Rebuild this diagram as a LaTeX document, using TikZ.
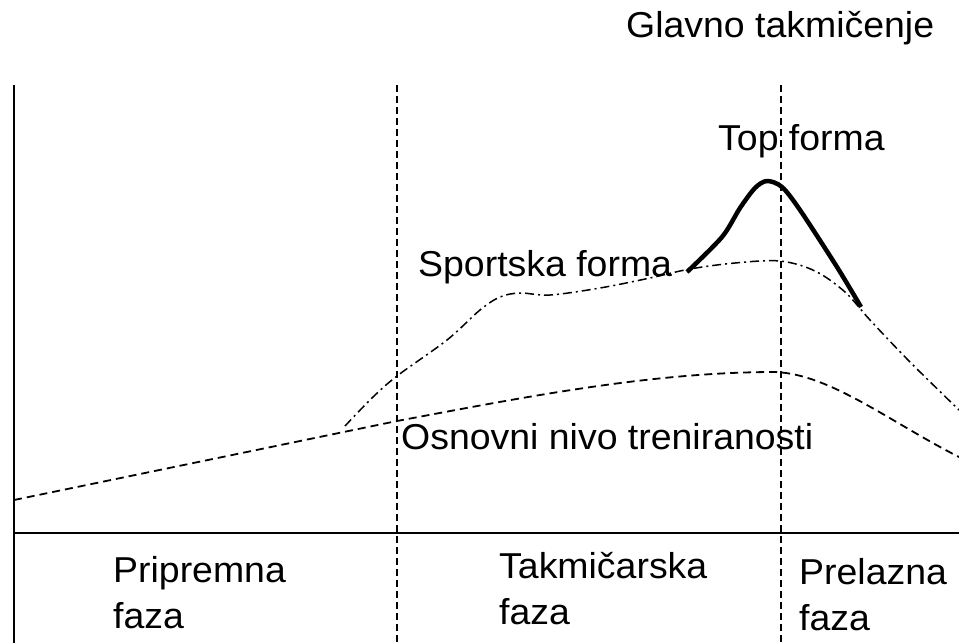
\documentclass[tikz,border=0pt]{standalone}
\usepackage{fontspec}
\setmainfont[FakeStretch=1.04]{Liberation Sans}
\begin{document}
\begin{tikzpicture}[x=1pt,y=-1pt,
  lbl/.style={inner sep=0pt,anchor=base west,font=\fontsize{36}{46}\selectfont},
  mlbl/.style={inner sep=0pt,anchor=north west,align=left,font=\fontsize{36}{46}\selectfont},
  axis/.style={line width=1.8pt,black},
  phase/.style={line width=1.6pt,dash pattern=on 7pt off 4pt},
  base/.style={line width=1.8pt,dash pattern=on 8pt off 5pt},
  sport/.style={line width=1.5pt,dash pattern=on 9pt off 4pt on 2pt off 4pt},
  top/.style={line width=4.5pt,line join=round}]
\useasboundingbox[fill=white] (0,0) rectangle (959,643);
% frame
\coordinate (ytop) at (14,85);
\coordinate (ybot) at (14,643);
\coordinate (xl) at (14,533);
\coordinate (xr) at (959,533);
\coordinate (d1t) at (397,85);
\coordinate (d1b) at (397,643);
\coordinate (d2t) at (781,85);
\coordinate (d2b) at (781,643);
\draw[axis] (ytop) -- (ybot);
\draw[axis] (xl) -- (xr);
\draw[phase] (d1t) -- (d1b);
\draw[phase] (d2t) -- (d2b);
% base level curve
\draw[base] (14,500) -- (397,421) .. controls (520,398) and (650,372) .. (775,372)
  .. controls (830,374) and (890,422) .. (959,457);
% sport form curve
\draw[sport] plot[smooth,tension=0.55] coordinates {(345,426) (372,398) (397,376) (447,340) (480,310) (500,297) (520,293) (550,295) (600,288) (650,278) (690,269) (735,263) (780,261) (815,271) (845,292) (870,320) (910,362) (959,410)};
% top form curve
\draw[top] plot[smooth,tension=0.5] coordinates {(687,272) (722,237) (740,208) (755,188) (767,181) (782,187) (800,210) (837,267) (861,307)};
% labels
\node[lbl] (glavno) at (626,37) {Glavno takmičenje};
\node[lbl] (topf) at (718,150) {Top forma};
\node[lbl] (sportf) at (418,276) {Sportska forma};
\node[lbl] (osn) at (401,449) {Osnovni nivo treniranosti};
\node[mlbl] (prip) at (113,549.8) {\strut Pripremna\\faza};
\node[mlbl] (takm) at (499,545.8) {\strut Takmičarska\\faza};
\node[mlbl] (prel) at (799,551.8) {\strut Prelazna\\faza};
\end{tikzpicture}
\end{document}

=-=-=

Leave out all pictures, then copy the remaining material exactly.

◆ Task solution
Rebuild this diagram as a LaTeX document, using TikZ.
\documentclass[tikz,border=0pt]{standalone}
\usepackage{fontspec}
\setmainfont[FakeStretch=1.04]{Liberation Sans}
\begin{document}
\begin{tikzpicture}[x=1pt,y=-1pt,
  lbl/.style={inner sep=0pt,anchor=base west,font=\fontsize{36}{46}\selectfont},
  mlbl/.style={inner sep=0pt,anchor=north west,align=left,font=\fontsize{36}{46}\selectfont},
  axis/.style={line width=1.8pt,black},
  phase/.style={line width=1.6pt,dash pattern=on 7pt off 4pt},
  base/.style={line width=1.8pt,dash pattern=on 8pt off 5pt},
  sport/.style={line width=1.5pt,dash pattern=on 9pt off 4pt on 2pt off 4pt},
  top/.style={line width=4.5pt,line join=round}]
\useasboundingbox[fill=white] (0,0) rectangle (959,643);
% frame
\coordinate (ytop) at (14,85);
\coordinate (ybot) at (14,643);
\coordinate (xl) at (14,533);
\coordinate (xr) at (959,533);
\coordinate (d1t) at (397,85);
\coordinate (d1b) at (397,643);
\coordinate (d2t) at (781,85);
\coordinate (d2b) at (781,643);
\draw[axis] (ytop) -- (ybot);
\draw[axis] (xl) -- (xr);
\draw[phase] (d1t) -- (d1b);
\draw[phase] (d2t) -- (d2b);
% base level curve
\draw[base] (14,500) -- (397,421) .. controls (520,398) and (650,372) .. (775,372)
  .. controls (830,374) and (890,422) .. (959,457);
% sport form curve
\draw[sport] plot[smooth,tension=0.55] coordinates {(345,426) (372,398) (397,376) (447,340) (480,310) (500,297) (520,293) (550,295) (600,288) (650,278) (690,269) (735,263) (780,261) (815,271) (845,292) (870,320) (910,362) (959,410)};
% top form curve
\draw[top] plot[smooth,tension=0.5] coordinates {(687,272) (722,237) (740,208) (755,188) (767,181) (782,187) (800,210) (837,267) (861,307)};
% labels
\node[lbl] (glavno) at (626,37) {Glavno takmičenje};
\node[lbl] (topf) at (718,150) {Top forma};
\node[lbl] (sportf) at (418,276) {Sportska forma};
\node[lbl] (osn) at (401,449) {Osnovni nivo treniranosti};
\node[mlbl] (prip) at (113,549.8) {\strut Pripremna\\faza};
\node[mlbl] (takm) at (499,545.8) {\strut Takmičarska\\faza};
\node[mlbl] (prel) at (799,551.8) {\strut Prelazna\\faza};
\end{tikzpicture}
\end{document}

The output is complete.